J’émettrai donc un avis défavorable sur cet amendement, ainsi que, ultérieurement, sur l’amendement n° 72 rectifié.
L’avis du Gouvernement est favorable.
Effectivement, le soutien à la création artistique ne saurait se limiter au développement des structures ou des actions existantes. Il me semble que l’ajout du terme « existence » est important pour indiquer que, outre le soutien à la création de structures ou au développement d’activités artistiques et culturelles, le soutien à l’existence de la création artistique est aussi un objectif de l’action publique.

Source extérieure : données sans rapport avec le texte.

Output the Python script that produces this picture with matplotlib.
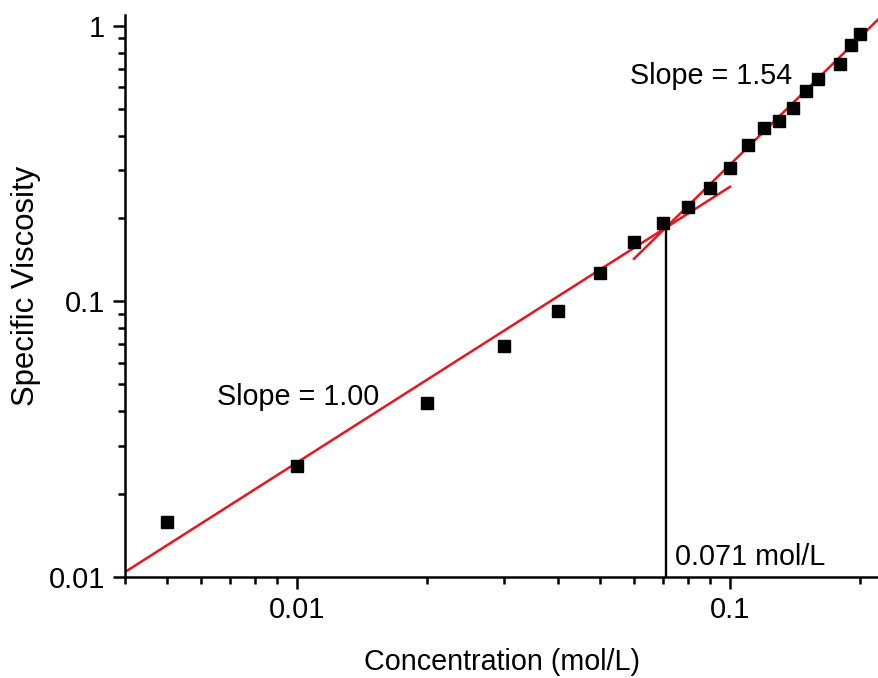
import matplotlib
matplotlib.use('Agg')
import matplotlib.pyplot as plt
import numpy as np
from matplotlib.ticker import FixedLocator, FixedFormatter, LogLocator, NullFormatter

plt.rcParams['font.family'] = ['Liberation Sans', 'DejaVu Sans']

# measured data (mol/L vs specific viscosity)
conc = [0.005, 0.01, 0.02, 0.03, 0.04, 0.05, 0.06, 0.07, 0.08, 0.09, 0.10,
        0.11, 0.12, 0.13, 0.14, 0.15, 0.16, 0.18, 0.19, 0.20]
visc = [0.0158, 0.0252, 0.0427, 0.0687, 0.092, 0.127, 0.164, 0.193, 0.221, 0.259, 0.306,
        0.371, 0.427, 0.453, 0.505, 0.581, 0.643, 0.728, 0.853, 0.935]

# power-law fits crossing at the critical concentration
c_crit = 0.071
v_crit = 0.185
slope_low = 1.00
slope_high = 1.54
low_range = [0.004, 0.10]
high_range = [0.06, 0.221]

fig = plt.figure(figsize=(8.79, 6.78), dpi=100)
ax = fig.add_axes([0.1422, 0.149, 0.8578, 0.829])

red = '#e8161c'
xl = np.array(low_range)
ax.plot(xl, v_crit * (xl / c_crit) ** slope_low, color=red, lw=1.8, zorder=2)
xh = np.array(high_range)
ax.plot(xh, v_crit * (xh / c_crit) ** slope_high, color=red, lw=1.8, zorder=2)

ax.plot([c_crit, c_crit], [0.01, v_crit], color='black', lw=1.7, zorder=1)
ax.plot(conc, visc, 's', color='black', ms=8.8, zorder=3, clip_on=False)

ax.set_xscale('log')
ax.set_yscale('log')
ax.set_xlim(0.004, 0.221)
ax.set_ylim(0.01, 1.096)

ax.xaxis.set_major_locator(FixedLocator([0.01, 0.1]))
ax.xaxis.set_major_formatter(FixedFormatter(['0.01', '0.1']))
ax.xaxis.set_minor_locator(LogLocator(base=10, subs=np.arange(2, 10)))
ax.xaxis.set_minor_formatter(NullFormatter())
ax.yaxis.set_major_locator(FixedLocator([0.01, 0.1, 1]))
ax.yaxis.set_major_formatter(FixedFormatter(['0.01', '0.1', '1']))
ax.yaxis.set_minor_locator(LogLocator(base=10, subs=np.arange(2, 10)))
ax.yaxis.set_minor_formatter(NullFormatter())

for s in ['top', 'right']:
    ax.spines[s].set_visible(False)
for s in ['left', 'bottom']:
    ax.spines[s].set_linewidth(1.8)

ax.tick_params(which='major', direction='out', length=8.5, width=1.8, labelsize=20.9)
ax.tick_params(which='minor', direction='out', length=5, width=1.8)
ax.tick_params(axis='x', which='major', pad=5)
ax.tick_params(axis='y', which='major', pad=6)

ax.set_xlabel('Concentration (mol/L)', fontsize=20.7, labelpad=17.5)
fig.text(26 / 879, 1 - 286 / 678, 'Specific Viscosity', fontsize=22.4,
         rotation=90, ha='center', va='center')

ax.text(0.00653, 0.0420, 'Slope = 1.00', fontsize=20.7, ha='left', va='baseline')
ax.text(0.0587, 0.617, 'Slope = 1.54', fontsize=20.7, ha='left', va='baseline')
ax.text(0.0746, 0.01105, '0.071 mol/L', fontsize=20.7, ha='left', va='baseline')

fig.savefig('out.png', dpi=100)
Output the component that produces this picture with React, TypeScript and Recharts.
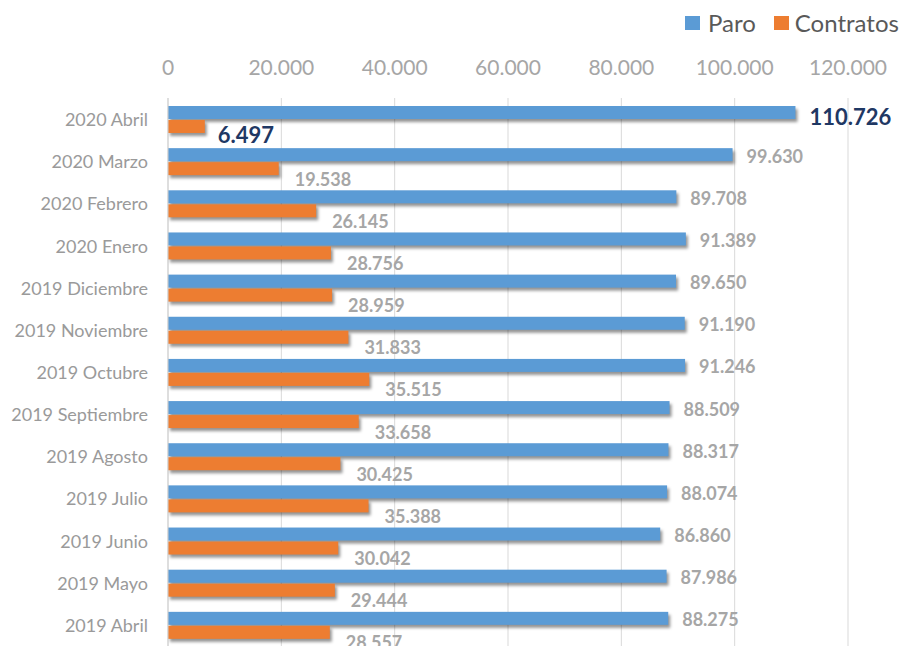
import { BarChart, Bar, XAxis, YAxis, CartesianGrid, LabelList } from 'recharts';

const meses = [
  '2020 Abril',
  '2020 Marzo',
  '2020 Febrero',
  '2020 Enero',
  '2019 Diciembre',
  '2019 Noviembre',
  '2019 Octubre',
  '2019 Septiembre',
  '2019 Agosto',
  '2019 Julio',
  '2019 Junio',
  '2019 Mayo',
  '2019 Abril',
];
const paro = [110726, 99630, 89708, 91389, 89650, 91190, 91246, 88509, 88317, 88074, 86860, 87986, 88275];
const contratos = [6497, 19538, 26145, 28756, 28959, 31833, 35515, 33658, 30425, 35388, 30042, 29444, 28557];
const xTicks = [0, 20000, 40000, 60000, 80000, 100000, 120000];

const AZUL = '#5b9bd5';
const NARANJA = '#ed7d31';
const FONT = 'Lato, "Open Sans", sans-serif';

const data = meses.map((mes, i) => ({ mes, paro: paro[i], contratos: contratos[i] }));

const fmt = (v: number) => new Intl.NumberFormat('de-DE').format(v);

const ShadowBar = (props: any) => {
  const { x, y, width, height, fill } = props;
  if (!width || width <= 0) return null;
  return (
    <g>
      <rect x={x + 2} y={y + 3} width={width} height={height} fill="rgba(0,0,0,0.42)" style={{ filter: 'blur(1.5px)' }} />
      <rect x={x} y={y} width={width} height={height} fill={fill} />
    </g>
  );
};

const makeLabel = (dx: number, dy: number, firstDx: number, firstDy: number) => (props: any) => {
  const { x, y, width, height, value, index } = props;
  const first = index === 0;
  return (
    <text
      x={x + width + (first ? firstDx : dx)}
      y={y + height / 2 + (first ? firstDy : dy)}
      dominantBaseline="central"
      fontFamily={FONT}
      fontWeight="bold"
      fontSize={first ? 22 : 18}
      fill={first ? '#1f3864' : '#a6a6a6'}
    >
      {fmt(Number(value))}
    </text>
  );
};

const MesTick = (props: any) => {
  const { y, payload } = props;
  return (
    <text x={148} y={y} textAnchor="end" dominantBaseline="central" fontFamily={FONT} fontSize={18} fill="#9a9a9a">
      {payload.value}
    </text>
  );
};

const ValorTick = (props: any) => {
  const { x, payload } = props;
  return (
    <text x={x} y={66} textAnchor="middle" dominantBaseline="central" fontFamily={FONT} fontSize={21} fill="#a6a6a6">
      {fmt(payload.value)}
    </text>
  );
};

export default function App() {
  return (
    <div style={{ position: 'absolute', left: 0, top: 0, width: 904, height: 646, background: '#fff', overflow: 'hidden' }}>
      <div
        style={{
          position: 'absolute',
          top: 8,
          left: 685,
          display: 'flex',
          alignItems: 'center',
          fontFamily: FONT,
          fontSize: 24,
          color: '#595959',
          whiteSpace: 'nowrap',
        }}
      >
        <span style={{ width: 15, height: 14, background: AZUL, display: 'inline-block', marginRight: 8 }} />
        <span>Paro</span>
        <span style={{ width: 15, height: 14, background: NARANJA, display: 'inline-block', marginLeft: 18, marginRight: 6 }} />
        <span>Contratos</span>
      </div>
      <BarChart
        width={904}
        height={646}
        data={data}
        layout="vertical"
        margin={{ top: 0, right: 56, bottom: 0, left: 0 }}
        barSize={13}
        barGap={1}
      >
        <CartesianGrid horizontal={false} stroke="#d9d9d9" />
        <XAxis
          type="number"
          orientation="top"
          domain={[0, 120000]}
          ticks={xTicks}
          height={98}
          axisLine={false}
          tickLine={false}
          tick={<ValorTick />}
          interval={0}
        />
        <YAxis
          type="category"
          dataKey="mes"
          width={168}
          axisLine={{ stroke: '#d0d0d0' }}
          tickLine={false}
          tick={<MesTick />}
          interval={0}
        />
        <Bar dataKey="paro" fill={AZUL} shape={<ShadowBar />} isAnimationActive={false}>
          <LabelList dataKey="paro" content={makeLabel(14, 1, 14, 4)} />
        </Bar>
        <Bar dataKey="contratos" fill={NARANJA} shape={<ShadowBar />} isAnimationActive={false}>
          <LabelList dataKey="contratos" content={makeLabel(16, 10, 13, 8)} />
        </Bar>
      </BarChart>
    </div>
  );
}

Catherine Tasca évoquait tout à l’heure les difficultés budgétaires qui « justifient » parfois que certaines collectivités se désengagent assez massivement des institutions culturelles. Il me paraît important de rappeler que, même lorsque ces collectivités sont confrontées à des difficultés budgétaires – ce qui est également le cas de l’État ! –, beaucoup d’entre elles font aujourd’hui le choix du maintien de leurs crédits à la culture – en tout cas, je tente de les encourager dans cette voie ! –, afin de maintenir les établissements culturels, de les soutenir dans l’accomplissement de leurs missions et d’aider au mieux les équipes artistiques.
Il est absolument indispensable de ne pas mettre à terre les établissements et le maillage d’institutions culturelles que plusieurs décennies de décentralisation culturelle ont contribué à mettre en place et qui sont aujourd’hui au cœur de l’animation de la vie culturelle de notre pays.

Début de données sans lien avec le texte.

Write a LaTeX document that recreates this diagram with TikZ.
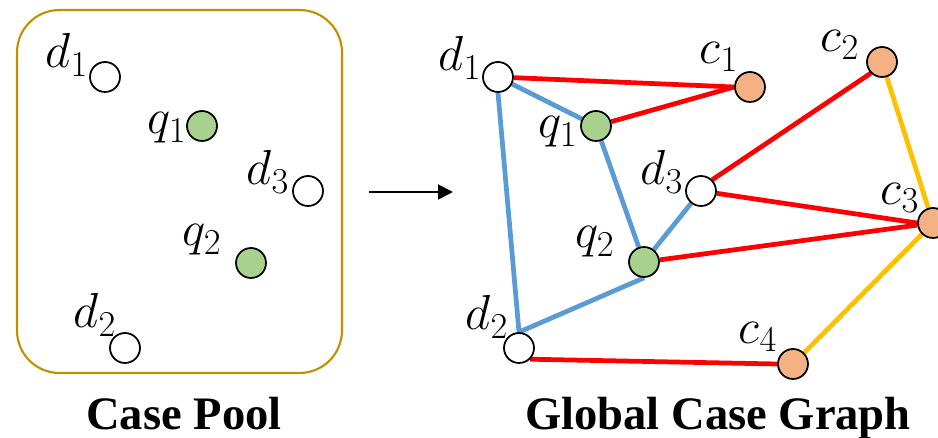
\documentclass[tikz,border=0pt]{standalone}
\usepackage{fontspec}
\setmainfont{Liberation Serif}
\usepackage{xcolor}
\usetikzlibrary{arrows.meta,backgrounds}
% let the math letters scale past 24.88pt
\DeclareFontShape{OML}{cmm}{m}{it}{<->cmmi12}{}

\definecolor{poolgold}{RGB}{191,144,0}
\definecolor{docwhite}{RGB}{255,255,255}
\definecolor{querygreen}{RGB}{169,209,142}
\definecolor{caseorange}{RGB}{244,177,131}
\definecolor{linkred}{RGB}{255,0,0}
\definecolor{linkblue}{RGB}{91,155,213}
\definecolor{linkyellow}{RGB}{255,192,0}

\begin{document}
\begin{tikzpicture}[x=0.02cm, y=-0.02cm,
        dot/.style={circle, draw, line width=1pt, minimum size=0.6cm,
                    inner sep=0pt},
        doc/.style={dot, fill=docwhite},
        qry/.style={dot, fill=querygreen},
        cas/.style={dot, fill=caseorange},
        lbl/.style={inner sep=0pt, font=\fontsize{28}{34}\selectfont},
        title/.style={anchor=base, inner sep=0pt,
                      font=\fontsize{26.5}{32}\selectfont\bfseries},
        red/.style={line width=2.7pt, linkred},
        blue/.style={line width=2.7pt, linkblue},
        yel/.style={line width=2.7pt, linkyellow},
        arr/.style={-{Triangle[length=0.3cm, width=0.3cm]}, line width=1.1pt}
    ]
    \useasboundingbox (0,0) rectangle (938,438);

    % case pool
    \draw[poolgold, line width=1.2pt, rounded corners=0.85cm]
        (17,10) rectangle (342,373);
    \node[doc] (pd1) at (105, 77) {};
    \node[qry] (pq1) at (202,126) {};
    \node[doc] (pd3) at (308,191) {};
    \node[qry] (pq2) at (251,263) {};
    \node[doc] (pd2) at (125,348) {};
    \node[lbl] (lpd1) at ( 67, 55) {$d_1$};
    \node[lbl] (lpq1) at (167,128) {$q_1$};
    \node[lbl] (lpd3) at (268,172) {$d_3$};
    \node[lbl] (lpq2) at (202,240) {$q_2$};
    \node[lbl] (lpd2) at ( 95,315) {$d_2$};
    \node[title] (pool) at (184,430) {Case Pool};

    \coordinate (arrs) at (369,192);
    \coordinate (arre) at (453,192);
    \draw[arr] (arrs) -- (arre);

    % global case graph
    \node[doc] (gd1) at (498, 77) {};
    \node[qry] (gq1) at (596,126) {};
    \node[doc] (gd3) at (701,191) {};
    \node[qry] (gq2) at (644,262) {};
    \node[doc] (gd2) at (519,348) {};
    \node[cas] (gc1) at (750, 87) {};
    \node[cas] (gc2) at (882, 62) {};
    \node[cas] (gc3) at (933,223) {};
    \node[cas] (gc4) at (793,364) {};
    \node[lbl] (lgd1) at (460, 58) {$d_1$};
    \node[lbl] (lgq1) at (558,132) {$q_1$};
    \node[lbl] (lgd3) at (662,172) {$d_3$};
    \node[lbl] (lgq2) at (595,242) {$q_2$};
    \node[lbl] (lgd2) at (487,317) {$d_2$};
    \node[lbl] (lgc1) at (719, 57) {$c_1$};
    \node[lbl] (lgc2) at (840, 45) {$c_2$};
    \node[lbl] (lgc3) at (900,198) {$c_3$};
    \node[lbl] (lgc4) at (758,337) {$c_4$};
    \node[title] (graph) at (718,430) {Global Case Graph};

    \begin{pgfonlayer}{background}
        \draw[blue] (gd1) -- (gq1);
        \draw[blue] (gd1.south) -- (gd2.north);
        \draw[blue] (gq1) -- (gq2);
        \draw[blue] (gq2) -- (gd3);
        \draw[blue] (gq2.south) -- (gd2.north);
        \draw[red] (gd1) -- (gc1.west);
        \draw[red] (gq1) -- (gc1.west);
        \draw[red] (gd3.north east) -- (gc2.south west);
        \draw[red] (gd3) -- (gc3.west);
        \draw[red] (gq2) -- (gc3);
        \draw[red] (gd2.south east) -- (gc4.west);
        \draw[yel] (gc2) -- (gc3);
        \draw[yel] (gc3) -- (gc4);
    \end{pgfonlayer}
\end{tikzpicture}
\end{document}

Il s’agit d’un engagement et d’une nécessité absolus, et c’est dans cet esprit que j’ai souhaité conclure les pactes culturels avec les collectivités territoriales volontaires. C’est pourquoi je suis très favorable à cet amendement.
L’amendement n’est pas adopté.
L’amendement n° 360, présenté par Mmes Blandin, Bouchoux et les membres du groupe écologiste, est ainsi libellé :
Alinéa 3
Supprimer les mots :
et le rayonnement de la France à l’étranger,
La parole est à Mme Marie-Christine Blandin.
Je vais m’entourer de précautions pour présenter cet amendement, parce qu’un lecteur non averti pourrait considérer que nous souhaitons mettre fin au rayonnement de la France à l’étranger.
Rassurez-vous, mes chers collègues, la suppression qui est ici proposée n’est pas l’expression d’un renoncement à faire valoir hors de nos frontières la qualité et la diversité de nos créations, de nos spectacles et de l’ensemble des œuvres produites en France.
Cependant, le rayonnement culturel – que Mme la ministre favorise, tout comme M. le ministre des affaires étrangères – ne peut pas être un objectif en soi : on ne crée pas pour être visible à l’étranger, on ne monte pas une pièce en se disant qu’elle fera recette ailleurs. On construit le Louvre-Lens d’abord pour les habitants du bassin minier : puisque le résultat est beau, tout le monde vient d’ailleurs pour le voir. On construit le musée La Piscine à Roubaix, ou bien le MuCEM, le musée des civilisations de l’Europe et de la Méditerranée, à Marseille, pour les habitants et avec eux : ceux qui les visitent sentent tellement l’authenticité, la justesse des parcours, la ferveur qui lient ces projets aux territoires et le choix des œuvres que le rayonnement naît de la qualité de la réalisation et non pas d’un objectif proclamé a priori.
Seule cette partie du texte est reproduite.